Many research studies have illustrated how farm management practices can improve or reduce the ability of a soil to produce food consistently. For example, soil management practices resulting in erosion have been tied to yield reductions of up to 90 percent across the globe.

In order to ensure a resilient food supply, we need to protect productive soils and improve impaired soils by adopting best soil management practices.  In addition, we need to keep in mind the time required to see improvements in soil health. Nitrogen, phosphorus, and potassium levels within a soil can be changed within days, but active organic matter, soil stability and active carbon levels can change over years. And soil depth normally changes over thousands of years.

What does it mean for soil to be degraded, and why is degradation a problem?

Soil degradation implies a reduction in soil functioning and soil health. Soils support plant growth. They recycle nutrients, and provide a habitat for soil organisms. A loss of one, or multiple, soil functions will reduce its productivity.

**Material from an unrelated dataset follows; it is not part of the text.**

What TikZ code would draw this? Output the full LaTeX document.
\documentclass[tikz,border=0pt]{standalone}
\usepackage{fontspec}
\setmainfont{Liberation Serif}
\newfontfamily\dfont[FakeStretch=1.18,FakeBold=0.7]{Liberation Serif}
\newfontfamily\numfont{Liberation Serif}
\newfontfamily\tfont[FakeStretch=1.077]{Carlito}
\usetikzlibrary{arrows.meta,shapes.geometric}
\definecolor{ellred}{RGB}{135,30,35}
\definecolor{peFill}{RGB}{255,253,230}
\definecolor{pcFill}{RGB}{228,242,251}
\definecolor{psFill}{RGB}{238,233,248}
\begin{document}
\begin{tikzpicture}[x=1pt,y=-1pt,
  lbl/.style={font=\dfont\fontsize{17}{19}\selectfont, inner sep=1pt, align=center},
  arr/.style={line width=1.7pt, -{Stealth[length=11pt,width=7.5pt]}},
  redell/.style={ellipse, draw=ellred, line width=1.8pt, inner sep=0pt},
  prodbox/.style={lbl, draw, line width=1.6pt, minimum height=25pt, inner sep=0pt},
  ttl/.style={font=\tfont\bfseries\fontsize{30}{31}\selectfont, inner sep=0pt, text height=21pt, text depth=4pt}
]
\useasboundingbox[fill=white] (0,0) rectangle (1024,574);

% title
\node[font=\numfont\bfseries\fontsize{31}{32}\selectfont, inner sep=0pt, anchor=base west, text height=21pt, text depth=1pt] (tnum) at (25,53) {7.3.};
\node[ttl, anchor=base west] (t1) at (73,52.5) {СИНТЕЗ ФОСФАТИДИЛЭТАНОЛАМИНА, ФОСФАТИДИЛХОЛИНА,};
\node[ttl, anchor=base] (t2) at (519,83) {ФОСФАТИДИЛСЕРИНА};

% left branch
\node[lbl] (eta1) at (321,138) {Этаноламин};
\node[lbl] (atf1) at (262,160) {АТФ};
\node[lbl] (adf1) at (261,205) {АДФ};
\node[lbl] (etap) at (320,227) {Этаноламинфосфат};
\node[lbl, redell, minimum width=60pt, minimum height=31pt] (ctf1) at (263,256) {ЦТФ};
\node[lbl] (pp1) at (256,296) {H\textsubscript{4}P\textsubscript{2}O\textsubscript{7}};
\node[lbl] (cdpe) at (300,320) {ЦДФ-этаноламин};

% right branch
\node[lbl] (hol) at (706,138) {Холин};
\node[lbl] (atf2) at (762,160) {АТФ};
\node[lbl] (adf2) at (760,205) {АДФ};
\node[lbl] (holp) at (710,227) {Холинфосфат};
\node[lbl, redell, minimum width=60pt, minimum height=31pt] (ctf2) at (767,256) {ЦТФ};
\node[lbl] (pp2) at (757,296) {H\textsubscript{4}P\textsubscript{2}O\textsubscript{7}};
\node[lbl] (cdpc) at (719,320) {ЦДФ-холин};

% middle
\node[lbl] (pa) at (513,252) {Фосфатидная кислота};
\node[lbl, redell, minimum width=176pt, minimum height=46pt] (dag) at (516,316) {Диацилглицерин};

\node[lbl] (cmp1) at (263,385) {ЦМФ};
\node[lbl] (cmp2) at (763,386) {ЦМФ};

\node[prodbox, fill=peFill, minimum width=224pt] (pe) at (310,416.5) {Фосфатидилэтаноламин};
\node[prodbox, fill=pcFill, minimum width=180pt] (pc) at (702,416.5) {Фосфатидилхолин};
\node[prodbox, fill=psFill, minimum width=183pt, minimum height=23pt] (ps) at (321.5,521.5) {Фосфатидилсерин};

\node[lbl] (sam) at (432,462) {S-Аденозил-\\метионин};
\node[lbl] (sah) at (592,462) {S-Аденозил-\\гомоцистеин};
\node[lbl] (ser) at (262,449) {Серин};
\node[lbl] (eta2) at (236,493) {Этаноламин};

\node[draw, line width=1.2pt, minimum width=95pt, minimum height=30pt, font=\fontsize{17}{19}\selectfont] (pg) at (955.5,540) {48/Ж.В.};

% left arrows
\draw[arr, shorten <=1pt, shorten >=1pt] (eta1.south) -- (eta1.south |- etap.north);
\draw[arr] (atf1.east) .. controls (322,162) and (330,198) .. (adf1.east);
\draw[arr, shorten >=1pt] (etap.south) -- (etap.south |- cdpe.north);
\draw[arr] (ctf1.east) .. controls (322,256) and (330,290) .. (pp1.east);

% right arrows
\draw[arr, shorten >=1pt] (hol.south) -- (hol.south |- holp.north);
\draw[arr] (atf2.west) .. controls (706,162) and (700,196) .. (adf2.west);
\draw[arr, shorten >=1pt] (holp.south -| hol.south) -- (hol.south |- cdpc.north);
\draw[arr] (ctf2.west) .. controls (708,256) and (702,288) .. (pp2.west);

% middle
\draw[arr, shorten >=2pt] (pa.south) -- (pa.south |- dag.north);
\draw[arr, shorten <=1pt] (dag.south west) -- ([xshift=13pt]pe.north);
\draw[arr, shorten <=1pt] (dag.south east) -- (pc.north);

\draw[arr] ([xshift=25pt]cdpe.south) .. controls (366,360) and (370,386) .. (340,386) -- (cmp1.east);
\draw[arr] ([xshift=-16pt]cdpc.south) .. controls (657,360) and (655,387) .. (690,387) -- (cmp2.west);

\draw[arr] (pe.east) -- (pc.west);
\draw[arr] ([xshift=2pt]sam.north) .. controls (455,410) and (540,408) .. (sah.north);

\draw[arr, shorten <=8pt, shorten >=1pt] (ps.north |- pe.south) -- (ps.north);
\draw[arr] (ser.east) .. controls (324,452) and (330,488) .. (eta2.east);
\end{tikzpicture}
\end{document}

There are many symptoms of soil degradation, including increased crusting, increased erosion, decreased nutrient cycling, reduced water regulation, increased salinization, and increased desertification. These symptoms vary across the United States and the planet and also vary in the time required to reverse the effects. All the symptoms of degradation result in a decrease in soil health and in the ability of a given soil to support the full potential of plant.

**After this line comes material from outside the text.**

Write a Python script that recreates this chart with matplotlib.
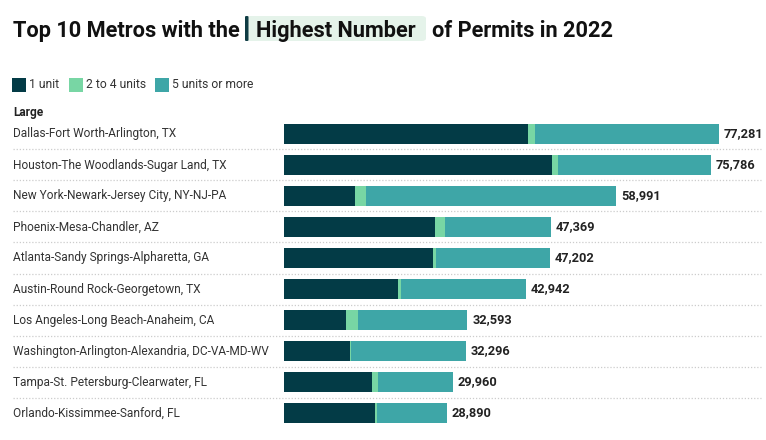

What are the biggest threats to soil health in the U.S.?

The biggest threats to soil health in the United States include losses in organic matter, topsoil losses through wind, water and tillage erosion, and prime agricultural land losses to urban expansion. These threats all have a potentially great impact on soil productivity and food production. Although the time required to reverse these losses varies, we do have options available to protect against the threats.

What is the best way to restore soils? What can farmers do to ensure we have healthy soils for future generations?

We first need to evaluate the current health of soils to be able to measure improvements over time.  Farmers can start with a small area (20-80 acres) on the farm to take soil health assessments for a baseline.  After the baseline has been set, farmers can identify two main soil properties they would like to improve, such as soil organic matter content, soil water-holding capacity or nutrient-use efficiency and cycling.

Next, farmers can decide on the tools to improve the soil, while recognizing no tool is a silver bullet to fix all the problems. These tools could be cover crops (single species or mix), conservation tillage, prescription nutrient management or others. Just like the adoption of any new technology on the farm, it will take time to learn how best to use these tools.

The most important thing is not to give up after one year. Keep trying and reach out to other local farmers and agricultural organizations, and find national, state and local resources to help.   Some of these organizations include the Soil Health Partnership, Environmental Defense Fund, Conservation Technology Information Center, The Nature Conservancy, USDA-NRCS offices, local soil and water conservation district offices, and many others.